I was steering my pickup at 55 mph on Arkansas’ crooked highways with drop-offs of more than two hundred feet to our right.
“Stay on the road,” came April’s voice from the co-pilot’s seat.
She spoke in the nick of time because a plan was formulating in my head to not stay on the road. At that moment, for some unexplainable reason, I was itching to veer the pickup right and enjoy the two hundred foot drop to the bottom of the canyon. A new kind of sight-seeing—one with adventure and danger attached to it
April’s statement pulled me back to reality, and I continued staying on the road. If April’s words of wisdom had not reached me, what might I have done?
All in all, though, April’s words carry excellent advice. It’s also applicable to our faith in a variety of ways.
Let’s dispel with the probable, obvious connection. The 10 Commandments provide an excellent blueprint for life. That’s an obvious truth as they were written by our Creator. If we could live them perfectly, we would successfully ‘stay on the road.’
But we can’t. We’re constantly veering off the road. We hopelessly and continually need help. Jesus selflessly provides patient, gracious help. With His death and resurrection comes His forgiveness of all sins for everyone who puts their faith in Him.
So, Believers are always on the road, right? Right. And wrong. Even with His forgiveness of our sins, we still stray from the road. Suppose I looked at April and said, “Time for a shortcut.” Next, we’re momentarily hovering in mid-air before plunging to the earth two hundred feet below us. At that point, I can’t change my mind and say, “Bad idea. Let’s go back.”

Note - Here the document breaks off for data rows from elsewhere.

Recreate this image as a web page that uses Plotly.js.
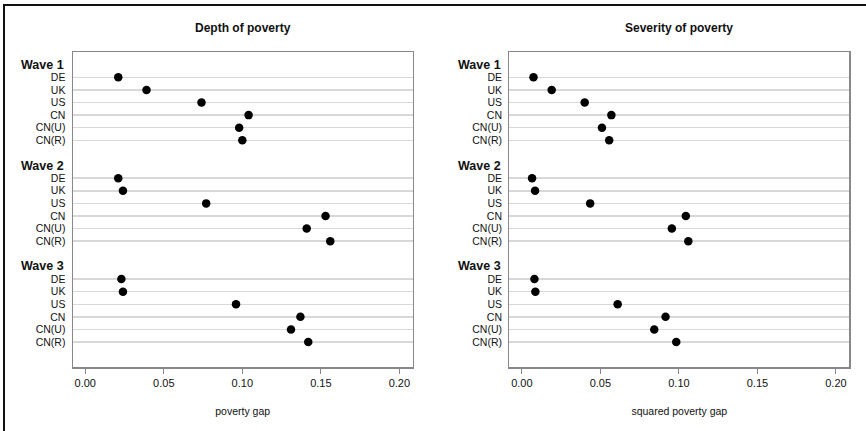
<!DOCTYPE html>
<html>
<head>
<meta charset="utf-8">
<script src="https://cdn.plot.ly/plotly-3.0.1.min.js"></script>
<style>
  html, body { margin: 0; padding: 0; background: #fff; }
  #wrap { position: relative; width: 866px; height: 431px; overflow: hidden; }
  #chart { position: absolute; left: 0; top: 0; width: 866px; height: 431px; }
  #frame { position: absolute; left: 3px; top: 4px; width: 900px; height: 500px;
           border-top: 2.5px solid #111; border-left: 2.5px solid #111; pointer-events: none; }
</style>
</head>
<body>
<div id="wrap"><div id="chart"></div><div id="frame"></div></div>
<script>
// ---- data ----
const waves = ["Wave 1", "Wave 2", "Wave 3"];
const countries = ["DE", "UK", "US", "CN", "CN(U)", "CN(R)"];
const depthWave1 = [0.021, 0.039, 0.074, 0.104, 0.098, 0.100];
const depthWave2 = [0.021, 0.024, 0.077, 0.153, 0.141, 0.156];
const depthWave3 = [0.023, 0.024, 0.096, 0.137, 0.131, 0.142];
const severityWave1 = [0.0074, 0.019, 0.040, 0.057, 0.051, 0.0556];
const severityWave2 = [0.0065, 0.0084, 0.0435, 0.1044, 0.0955, 0.106];
const severityWave3 = [0.008, 0.0086, 0.061, 0.0915, 0.0843, 0.0983];
const xTickVals = [0, 0.05, 0.10, 0.15, 0.20];
const xTickText = ["0.00", "0.05", "0.10", "0.15", "0.20"];
const panelTitles = ["Depth of poverty", "Severity of poverty"];
const axisTitles = ["poverty gap", "squared poverty gap"];

const depth = [depthWave1, depthWave2, depthWave3];
const severity = [severityWave1, severityWave2, severityWave3];

// row slots: each wave block = header row + 6 country rows + 1 blank row
const slotsPerWave = countries.length + 2;
function rowOf(w, c) { return w * slotsPerWave + 1 + c; }

const xs1 = [], ys = [], xs2 = [], tickVals = [], tickText = [];
waves.forEach((w, wi) => {
  countries.forEach((c, ci) => {
    xs1.push(depth[wi][ci]);
    xs2.push(severity[wi][ci]);
    ys.push(rowOf(wi, ci));
    tickVals.push(rowOf(wi, ci));
    tickText.push(c);
  });
});

const font = "Liberation Sans, Arial, Helvetica, sans-serif";
const marker = { color: "#000", size: 8.5 };

const traces = [
  { type: "scatter", mode: "markers", x: xs1, y: ys, xaxis: "x", yaxis: "y", marker: marker, hoverinfo: "x" },
  { type: "scatter", mode: "markers", x: xs2, y: ys, xaxis: "x2", yaxis: "y2", marker: marker, hoverinfo: "x" }
];

const yTop = -1.03, yBottom = (waves.length) * slotsPerWave;

function xAxis(domain, anchor, title) {
  return {
    domain: domain, anchor: anchor, range: [-0.008, 0.2085],
    tickvals: xTickVals, ticktext: xTickText,
    ticks: "outside", ticklen: 5, tickwidth: 1, tickcolor: "#888",
    showgrid: false, zeroline: false,
    showline: true, mirror: true, linecolor: "#888", linewidth: 1.2,
    tickfont: { family: font, size: 11, color: "#111" },
    title: { text: title, font: { family: font, size: 10.5, color: "#111" }, standoff: 20 },
    fixedrange: true
  };
}
function yAxis(domain, anchor) {
  return {
    domain: domain, anchor: anchor, range: [yBottom, yTop],
    tickvals: tickVals, ticktext: tickText, ticks: "",
    showgrid: true, gridcolor: "#d8d8d8", gridwidth: 1.5,
    zeroline: false, showline: true, mirror: true, linecolor: "#888", linewidth: 1.2,
    tickfont: { family: font, size: 10.5, color: "#111" },
    ticklabelstandoff: 4,
    fixedrange: true
  };
}

const W = 866, H = 431;
const d1 = [72.7 / W, 412.7 / W];
const d2 = [509.3 / W, 849.3 / W];
const dy = [1 - 367.3 / H, 1 - 51.7 / H];

const annotations = [];
[d1, d2].forEach((d, pi) => {
  annotations.push({
    xref: "paper", yref: "paper", x: (d[0] + d[1]) / 2, y: 1 - 28 / H,
    xanchor: "center", yanchor: "middle", showarrow: false,
    text: "<b>" + panelTitles[pi] + "</b>",
    font: { family: font, size: 12, color: "#111" }
  });
  waves.forEach((w, wi) => {
    annotations.push({
      xref: "paper", yref: pi === 0 ? "y" : "y2",
      x: d[0] - 6.5 / W, y: wi * slotsPerWave,
      xanchor: "right", yanchor: "middle", showarrow: false,
      text: "<b>" + w + "</b>",
      font: { family: font, size: 12.5, color: "#111" }
    });
  });
});

const layout = {
  width: W, height: H,
  margin: { l: 0, r: 0, t: 0, b: 0 },
  paper_bgcolor: "#fff", plot_bgcolor: "#fff",
  showlegend: false,
  xaxis: xAxis(d1, "y", axisTitles[0]),
  yaxis: yAxis(dy, "x"),
  xaxis2: xAxis(d2, "y2", axisTitles[1]),
  yaxis2: yAxis(dy, "x2"),
  annotations: annotations
};

Plotly.newPlot("chart", traces, layout, { displayModeBar: false, staticPlot: true });
</script>
</body>
</html>
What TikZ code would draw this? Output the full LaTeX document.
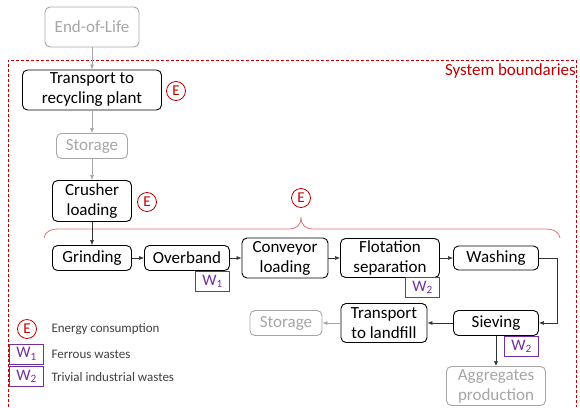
\documentclass[tikz,border=0pt]{standalone}
\usepackage{fontspec}
\setmainfont{Carlito}
\usetikzlibrary{arrows.meta, positioning}
\definecolor{ered}{HTML}{C00000}
\definecolor{wpurple}{HTML}{7030A0}
\definecolor{lgray}{HTML}{A6A6A6}
\definecolor{bred}{HTML}{E07070}

\begin{document}
\begin{tikzpicture}[
		x=1pt, y=-1pt,
		block/.style={draw=black, rounded corners=5pt, line width=0.9pt, align=center, inner sep=0pt, font=\fontsize{17}{20}\selectfont},
		greyblock/.style={block, draw=lgray, text=lgray},
		energy/.style={circle, draw=ered, text=ered, line width=0.8pt, minimum size=19pt, inner sep=0pt, font=\fontsize{15}{15}\selectfont},
		waste/.style={draw=wpurple, text=wpurple, line width=0.8pt, minimum width=34pt, minimum height=20pt, inner sep=0pt, font=\fontsize{16}{16}\selectfont},
		legend/.style={anchor=west, text=black!75, font=\fontsize{13}{14}\selectfont},
		flow/.style={-{Latex[length=5pt,width=4pt]}, line width=0.6pt, black!80},
		greyflow/.style={flow, lgray},
		bound/.style={draw=ered, dash pattern=on 3pt off 2pt, line width=0.8pt}
		]
		\useasboundingbox (0,0) rectangle (580,407);
		
		% System boundaries
		\draw[bound] (8,407) -- (8,60) -- (576,60) -- (576,407);
		\node[anchor=east, text=ered, font=\fontsize{17}{18}\selectfont, inner sep=0pt] (sysb) at (576,71) {System boundaries};
		
		% Positions of the nodes
		\node[greyblock, minimum width=94pt, minimum height=40pt] (eol) at (92,27) {End-of-Life};
		\node[block, minimum width=139pt, minimum height=40pt] (transport) at (92,90) {Transport to\\recycling plant};
		\node[greyblock, minimum width=71pt, minimum height=25pt] (storage) at (92,146) {Storage};
		\node[block, minimum width=79pt, minimum height=41pt] (crusher) at (92,201) {Crusher\\loading};
		\node[block, minimum width=79pt, minimum height=25pt] (grinding) at (92,258) {Grinding};
		\node[block, minimum width=85pt, minimum height=25pt] (overband) at (187,258) {Overband};
		\node[block, minimum width=86pt, minimum height=40pt] (conveyor) at (285,258) {Conveyor\\loading};
		\node[block, minimum width=99pt, minimum height=39pt] (flotation) at (390,258) {Flotation\\separation};
		\node[block, minimum width=85pt, minimum height=24pt] (washing) at (496,258) {Washing};
		\node[block, minimum width=85pt, minimum height=25pt] (sieving) at (496,323) {Sieving};
		\node[block, minimum width=86pt, minimum height=39pt] (landfill) at (384,323) {Transport\\to landfill};
		\node[greyblock, minimum width=72pt, minimum height=25pt] (storage2) at (286,323) {Storage};
		\node[greyblock, minimum width=99pt, minimum height=39pt] (aggregates) at (496,386) {Aggregates\\production};
		
		% Energy and wastes
		\node[energy] (e1) at (176,91) {E};
		\node[energy] (e2) at (147,202) {E};
		\node[energy] (e3) at (301,198) {E};
		\node[waste, anchor=north east] (w1) at (overband.south east) {W\textsubscript{1}};
		\node[waste, anchor=north east] (w2a) at ([yshift=1pt]flotation.south east) {W\textsubscript{2}};
		\node[waste, anchor=north east] (w2b) at (sieving.south east) {W\textsubscript{2}};
		
		% Brace over the crushing line
		\draw[bred, line width=0.8pt] (44,238) .. controls (46,230) and (52,229) .. (60,229) -- (288,229)
		.. controls (296,229) and (301,226) .. (301,217) .. controls (301,226) and (306,229) .. (314,229)
		-- (544,229) .. controls (552,229) and (558,230) .. (560,238);
		
		% Flows
		\draw[greyflow] (eol) -- (transport);
		\draw[greyflow] (transport) -- (storage);
		\draw[greyflow] (storage) -- (crusher);
		\draw[flow] (crusher) -- (grinding);
		\draw[flow] (grinding) -- (overband);
		\draw[flow] (overband) -- (conveyor);
		\draw[flow] (conveyor) -- (flotation);
		\draw[flow] (flotation) -- (washing);
		\draw[flow] (washing.east) -- ++(18,0) |- (sieving.east);
		\draw[flow] (sieving) -- (landfill);
		\draw[greyflow] (landfill) -- (storage2);
		\draw[flow] (sieving) -- (aggregates);
		
		% Legend
		\node[energy] (le) at (27,329) {E};
		\node[waste] (lw1) at (26.5,354) {W\textsubscript{1}};
		\node[waste] (lw2) at (26.5,376.5) {W\textsubscript{2}};
		\node[legend] (lte) at (48,329) {Energy consumption};
		\node[legend] (ltw1) at (48,354) {Ferrous wastes};
		\node[legend] (ltw2) at (48,377) {Trivial industrial wastes};
		
	\end{tikzpicture}
\end{document}
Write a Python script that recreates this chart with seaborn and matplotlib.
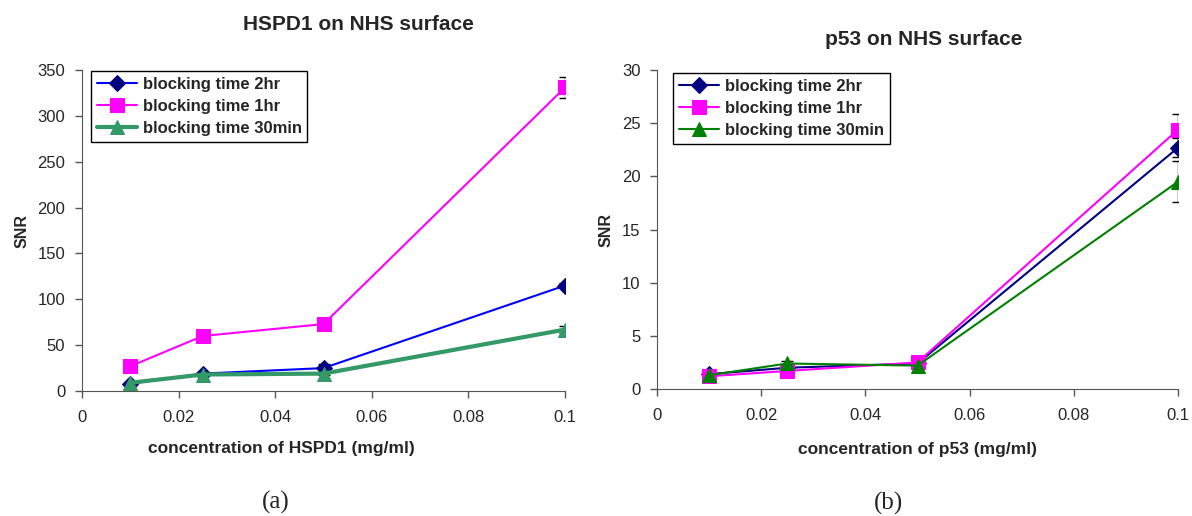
import numpy as np
import pandas as pd
import seaborn as sns
from matplotlib import pyplot as plt

conc = [0.01, 0.025, 0.05, 0.1]
series = ["blocking time 2hr", "blocking time 1hr", "blocking time 30min"]

# HSPD1 panel
hspd1_2hr = [8, 19, 25, 115]
hspd1_1hr = [27, 60, 73, 331]
hspd1_30min = [9, 18, 19, 67]
hspd1_err_2hr = [1, 2, 5, 3]
hspd1_err_1hr = [1, 2, 2, 11]
hspd1_err_30min = [1, 1, 2, 4]

# p53 panel
p53_2hr = [1.4, 2.0, 2.4, 22.7]
p53_1hr = [1.2, 1.7, 2.5, 24.4]
p53_30min = [1.3, 2.4, 2.2, 19.5]
p53_err_2hr = [0.1, 0.2, 0.1, 0.9]
p53_err_1hr = [0.1, 0.3, 0.1, 1.5]
p53_err_30min = [0.1, 0.2, 0.1, 1.9]

sns.set_style("ticks")
plt.rcParams['font.family'] = ['Liberation Sans', 'DejaVu Sans']

def make_df(vals):
	rows = []
	for name, v in zip(series, vals):
		for x, y in zip(conc, v):
			rows.append({"conc": x, "SNR": y, "series": name})
	return pd.DataFrame(rows)

def draw(ax, vals, errs, colors, mcolors, lws, ymax, ystep, xlabel, xlab_pos, leg_anchor):
	df = make_df(vals)
	markers = {"blocking time 2hr": "D", "blocking time 1hr": "s", "blocking time 30min": "^"}
	msize = {"blocking time 2hr": 8, "blocking time 1hr": 9.5, "blocking time 30min": 10}
	for name, c, mc, lw, e in zip(series, colors, mcolors, lws, errs):
		d = df[df["series"] == name]
		ax.errorbar(d["conc"], d["SNR"], yerr=e, fmt="none", ecolor="black",
					elinewidth=1, capsize=4, capthick=1, zorder=1)
		sns.lineplot(data=d, x="conc", y="SNR", ax=ax, color=c, lw=lw,
					 marker=markers[name], markersize=msize[name],
					 markerfacecolor=mc, markeredgecolor=mc, label=name, zorder=2)
	ax.set_xlim(0, 0.1)
	ax.set_ylim(0, ymax)
	ax.set_xticks([0, 0.02, 0.04, 0.06, 0.08, 0.1])
	ax.set_xticklabels(["0", "0.02", "0.04", "0.06", "0.08", "0.1"])
	ax.set_yticks(np.arange(0, ymax + 1, ystep))
	ax.tick_params(labelsize=12, length=5, width=1, color="#555555")
	ax.tick_params(axis="x", pad=9)
	ax.tick_params(axis="y", pad=7)
	for s in ["top", "right"]:
		ax.spines[s].set_visible(False)
	for s in ["left", "bottom"]:
		ax.spines[s].set_color("#555555")
	ax.set_xlabel(xlabel, fontsize=12.5, fontweight="bold")
	ax.xaxis.label.set_va("center")
	ax.xaxis.set_label_coords(*xlab_pos)
	ax.set_ylabel("SNR", fontsize=11.5, fontweight="bold", labelpad=6)
	leg = ax.legend(loc="upper left", bbox_to_anchor=leg_anchor, borderaxespad=0,
					frameon=True, fancybox=False,
					prop={"weight": "bold", "size": 12}, handlelength=2.4,
					borderpad=0.35, labelspacing=0.42, handletextpad=0.35)
	leg.get_frame().set_edgecolor("black")
	leg.get_frame().set_linewidth(1)
	leg.get_frame().set_alpha(1)

fig = plt.figure(figsize=(11.92, 5.16), dpi=100)
ax1 = fig.add_axes([0.0688, 0.2422, 0.4052, 0.6221])
ax2 = fig.add_axes([0.5512, 0.2461, 0.4371, 0.6182])

draw(ax1, [hspd1_2hr, hspd1_1hr, hspd1_30min],
	 [hspd1_err_2hr, hspd1_err_1hr, hspd1_err_30min],
	 ["#0000FF", "#FF00FF", "#339966"], ["#000080", "#FF00FF", "#339966"],
	 [1.5, 1.5, 3], 350, 50, "concentration of HSPD1 (mg/ml)",
	 (0.412, -0.1775), (0.0186, 0.997))

draw(ax2, [p53_2hr, p53_1hr, p53_30min],
	 [p53_err_2hr, p53_err_1hr, p53_err_30min],
	 ["#000080", "#FF00FF", "#008000"], ["#000080", "#FF00FF", "#008000"],
	 [1.5, 1.5, 1.5], 30, 5, "concentration of p53 (mg/ml)",
	 (0.499, -0.191), (0.0307, 0.9906))

fig.text(0.3003, 0.9516, "HSPD1 on NHS surface", fontsize=15, fontweight="bold",
		 ha="center", va="center")
fig.text(0.7752, 0.9225, "p53 on NHS surface", fontsize=15, fontweight="bold",
		 ha="center", va="center")

fig.text(0.2315, 0.027, "(a)", fontsize=18, family=["Liberation Serif"], ha="center", va="center")
fig.text(0.7458, 0.025, "(b)", fontsize=18, family=["Liberation Serif"], ha="center", va="center")

fig.savefig("out.png", dpi=100)
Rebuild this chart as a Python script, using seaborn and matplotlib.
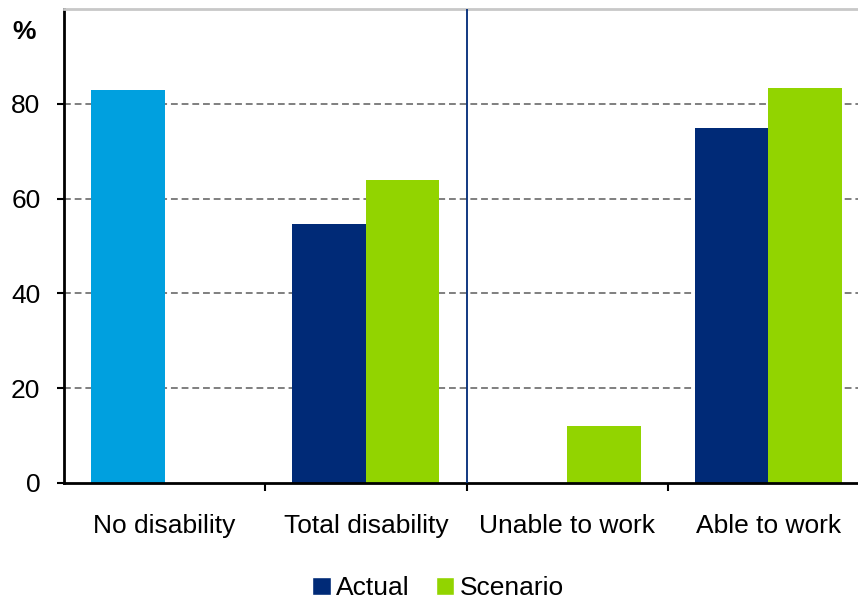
import numpy as np
import pandas as pd
import matplotlib
matplotlib.use("Agg")
import matplotlib.pyplot as plt
from matplotlib.patches import Patch
import seaborn as sns

categories = ["No disability", "Total disability", "Unable to work", "Able to work"]
actual = [82.9, 54.6, np.nan, 74.9]
scenario = [np.nan, 64.0, 12.0, 83.4]
series = ["Actual", "Scenario"]

NAVY = "#002A77"
GREEN = "#92D400"
LIGHT_BLUE = "#00A0DF"

df = pd.DataFrame({
    "category": categories * 2,
    "value": actual + scenario,
    "series": ["Actual"] * 4 + ["Scenario"] * 4,
})

sns.set_style("white")
plt.rcParams["font.family"] = ["Liberation Sans", "DejaVu Sans"]
plt.rcParams["text.color"] = "black"

fig = plt.figure(figsize=(8.58, 6), dpi=100)
ax = fig.add_axes([64 / 858, 117 / 600, 805 / 858, 474 / 600])

sns.barplot(data=df, x="category", y="value", hue="series", order=categories,
            hue_order=series, palette=[NAVY, GREEN], width=0.73, gap=0,
            saturation=1, legend=False, edgecolor="none", linewidth=0, ax=ax)

# first bar (no disability) drawn in light blue
ax.patches[0].set_facecolor(LIGHT_BLUE)

ax.set_ylim(0, 100)
ax.set_xlim(-0.5, 3.5)
ax.set_yticks([0, 20, 40, 60, 80])
ax.set_xticks(range(4))
ax.set_xticks([0.5, 1.5, 2.5], minor=True)
ax.tick_params(axis="x", which="major", length=0, pad=22, labelsize=19, labelcolor="black")
ax.tick_params(axis="x", which="minor", bottom=True, length=6, width=1.5, color="black",
               direction="out")
ax.tick_params(axis="y", left=True, length=5, width=1.5, color="black", direction="out",
               labelsize=19, labelcolor="black", pad=12)
ax.set_xlabel("")
ax.set_ylabel("")

for y in [20, 40, 60, 80]:
    ax.axhline(y, color="#7F7F7F", linestyle=(0, (3.5, 2)), linewidth=1.4, zorder=0)

ax.axvline(1.5, color=NAVY, linewidth=1.3, zorder=3)

for side in ["left", "bottom"]:
    ax.spines[side].set_color("black")
    ax.spines[side].set_linewidth(2)
ax.spines["top"].set_color("#C8C8C8")
ax.spines["top"].set_linewidth(2)
ax.spines["right"].set_visible(False)

fig.text(12 / 858, 1 - 32 / 600, "%", fontsize=19, fontweight="bold", va="center", ha="left")

handles = [Patch(facecolor=NAVY, label="Actual"), Patch(facecolor=GREEN, label="Scenario")]
fig.legend(handles=handles, loc="center", bbox_to_anchor=(438 / 858, 1 - 588 / 600), ncol=2,
           frameon=False, fontsize=19, handlelength=0.7, handleheight=0.7,
           handletextpad=0.2, columnspacing=1.0)

fig.savefig("out.png", dpi=100)
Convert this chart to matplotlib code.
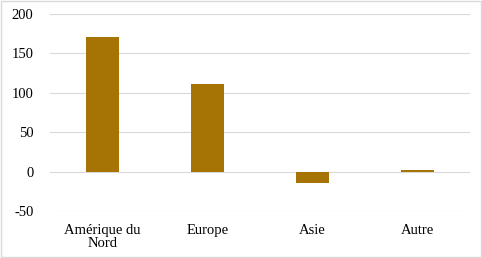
import matplotlib
matplotlib.use("Agg")
import matplotlib.pyplot as plt
from matplotlib.patches import Rectangle

## Data
categories = ["Amérique du\nNord", "Europe", "Asie", "Autre"]
values = [171, 111, -15, 2]
yticks = [-50, 0, 50, 100, 150, 200]

BAR_COLOR = "#A67405"

plt.rcParams['font.family'] = ['Liberation Serif', 'DejaVu Serif']

fig = plt.figure(figsize=(4.82, 2.58), dpi=100)
ax = fig.add_axes([0.104, 0.182, 0.871, 0.764])

x = range(len(categories))
ax.bar(x, values, width=0.31, color=BAR_COLOR, zorder=3)

ax.set_xlim(-0.5, len(categories) - 0.5)
ax.set_ylim(-50, 200)
ax.set_yticks(yticks)
ax.set_yticklabels([str(t) for t in yticks], fontsize=10.5)
ax.set_xticks(list(x))
ax.set_xticklabels(categories, fontsize=10.5, linespacing=1.0)

ax.grid(axis="y", color="#D9D9D9", linewidth=0.8, zorder=0)
for s in ax.spines.values():
    s.set_visible(False)
ax.tick_params(axis="y", length=0, pad=12, colors="#000000")
ax.tick_params(axis="x", length=0, pad=9, colors="#000000")

# light border around the whole chart
fig.patches.append(Rectangle((0.002, 0.004), 0.996, 0.992, transform=fig.transFigure,
                             fill=False, edgecolor="#D9D9D9", linewidth=1))

fig.savefig("out.png", dpi=100)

For those who don’t trust in Jesus, it remains a ‘bad idea.’ In fact, people who haven’t put their faith in Him, their entire lives become a ‘bad idea.’ Bad ideas pile on bad ideas.
When a Believer has a bad idea and strays from the road, Jesus has this immeasurable patient capacity to pull the Believer back on the road. Even when the Believer hangs out there in ‘no man’s land,’ the immense grace and love of Jesus has the power to pull the Believer back.
His pulling us back carries more power in motivating us than our struggle to follow the 10 Commandments flawlessly. If that becomes our motivation, we’re doomed to fail, over and over again. Psalm 53:1 puts it simply: “There is no one who does good.” Verse 3 repeats the truth: “There is no one who does good, not even one.”
His power to keep us on the road flows from where? Psalm 1 provides the answer. “How blessed is the man…his delight is in the law of the Lord, and in His law he meditates day and night.” (Psalm 1:1 & 2)
To keep us on the road, the Holy Spirit grows within us an ever-increasing passion for God and His Word. We begin living in such a way that we’re continually drawn to Him through His Word. Incredibly, our lives take on active spiritual dimensions we’ve never experienced before.
Psalm 1:3 describes it perfectly: “He will be like a tree firmly planted by streams of water, which yields its fruit in its season and its leaf does not wither and in whatever he does, he prospers.” Such active richness there.
Describing a person as a tree emphasizes his endurance, his strength, his composure. Flowers wilt, but trees never do. They are steadfast in the face of everything. As for the ‘streams of water,’ Jesus identifies it better than anyone when He’s visiting with the woman at the well: “If you knew the gift of God, and who it is who says to you, ‘Give me a drink,’ you would have asked Him, and He would have given you living water.” (John 4:10)
His living water creates the energetic passion of yielding fruit—moving into other people’s lives and ministering to them in countless ways. It creates a life which never withers like a dead leaf. The fruit continues abundantly.
Finally, he prospers. But his idea of prospering differs from the world’s. His prospering means investing in others, and the pay-off is immense and life-changing. It means bringing others to the road and helping them stay on the road. Nothing beats that investment. Nothing beats staying on the road out of love and devotion to our Lord.